The present government has made a complete hash of the Cabinet. Whereas we talked in terms of a Cabinet based on rational principles, we seem to have adopted the rag-bag approach instead, with ludicrous combinations such as Home Affairs and Fisheries (whereas District and Divisional Secretariats should obviously have been part of Public Administration) or Minister of Policy Planning, Economic Affairs, Child Youth and Cultural Affairs.
This is ridiculous, but it is inevitable when Cabinets are formed with priority given to keeping people happy, or by those with inflated beliefs in the capacity of some individuals. What a country needs rather is a clear vision of what government needs to do, and how this can be done most effectively. The Cabinet should be based on the needs of the people, not the needs or egos or even simply the seniority of particular politicians.
I therefore present here the Second Chapter of ‘Political Principles and their Practice in Sri Lanka’, which scrutinizes what government should do, and why.
In many countries, especially those like Sri Lanka which were under British colonial rule, there is a belief that the powers of government are unlimited and so are its duties. This may be because, under the colonial system, absolute power belonged to a foreign state which did not have any responsibilities towards those whom it governed. Colonialism could not conceive that the people are above the government, and that the functions of government should be limited to those the people want or need.
The state centred view of government was reinforced in modern times by communist goverments. Communist systems emerged in the twentieth century as the main opponents of capitalist systems. Communism and capitalism originally referred to economic ideas rather than political systems. However, communism developed into a political system that gave absolute power to the government. This was perhaps because it emerged in states where absolute monarchies had prevailed previously. Karl Marx, who initially developed communism as a social and economic theory, had believed that the state would eventually wither away. But communist governments, which emerged first in feudal and agricultural societies, merely reinforced the old model that gave absolute power to the government.
In the previous chapter we looked at how, as modern societies emerged with greater emphasis on the setting up of government by the people, measures were taken to limit its powers. Here we should consider the functions of government, that is, what governments alone can do, what they can do in collaboration with other elements in society, and what they should not try to do at all.
Undoubtedly, the most important function of a government is to ensure the security of its people. It can be argued that government emerged for this purpose. When people first began to form themselves into groups that had rules and structures, they chose as their leaders those most capable of ensuring their safety. People were willing to accept the domination of others within their own community, in order to ensure their safety from external threats. In time, as concepts of property developed, people needed security from others within the community as well. They needed laws to govern relations internally, as well as measures to defend against attacks from outside. The laws were largely internal, whereas the measures taken against external threats in those days were not subject to the law.

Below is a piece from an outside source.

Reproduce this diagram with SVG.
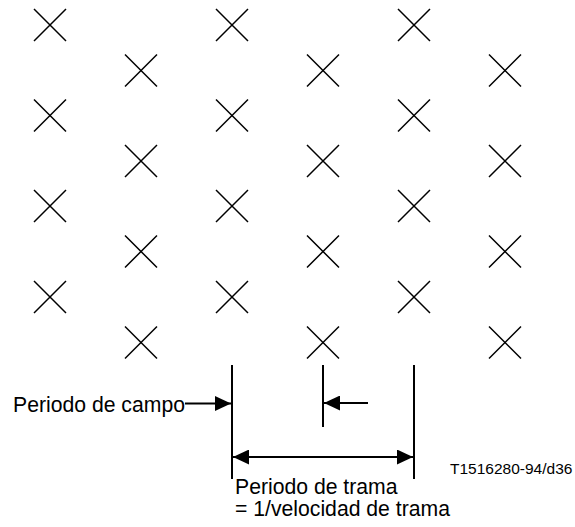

Among the most essential functions of government then are security (external and internal) and justice. In many countries amongst the most important members of the cabinet are the minister of defence and the minister of justice. The former looks after the armed forces and sometimes the police as well, although in some countries there is a separate Interior or Home Ministry for this purpose. The Ministry of Justice regulates the courts and ensures that those who break the law are brought before the law. In certain exceptional cases, as in the United States, where the doctrine of Separation of Powers is implemented thoroughly, the courts are independent of the cabinet and come under a chief justice. However, there too, there is an attorney general in the cabinet who has to ensure that the laws are implemented and those suspected of criminal acts prosecuted in the courts.
As societies developed, it became clear that physical security alone was not enough. The term ‘security’ was also linked to other words such as food and finance. Although the actual role of government in these areas can be debated, there are emergency situations when it is universally agreed that the government should act. When people are unable to fulfill their essential needs governments need to step in. With regard to food security, for instance, in a time of famine, the government must take necessary steps to maintain supplies. Similarly, health is an area where government involvement is essential to maintain security. There are areas, however, where the government may only have to play a facilitatory or helping role, with the other institutions in society contributing to greater or lesser extents.
An important area where the government must assume full responsibility in maintaining security is finance. Among the most important members of a cabinet is the minister of finance. He or she is responsible for the currency of a country, both its production and value. The finance minister must ensure that the currency remains stable, or at any rate does not depreciate in value so rapidly that people lose faith in it. He also must make sure that the government raises enough money to fulfill its essential functions. Trade and production should be promoted so that income is generated to meet people’s requirements. Increasingly, in the modern world, such needs are also met by borrowing internally or from other states or international financial organisations. But the finance minister must ensure that such borrowing is within limits and does not contribute to massive currency depreciation or bankruptcy.
Another ministry, which plays a key role in maintaining security, is the Ministry of Foreign Affairs. Every country has a foreign minister, and he or she is responsible for maintaining friendly relations with other countries, so as to avoid external threats. The minister is also required to develop ties that will promote economic cooperation. His or her work involves several areas such as goods, services and labour. It may involve other ministries also, but the overall responsibility for good international relations belongs to the foreign minister who must be a capable person.
To sum up, security is among the most important functions of a government and requires in any cabinet the following portfolios—minister of defence, minister of justice, minister of finance and minister of foreign affairs.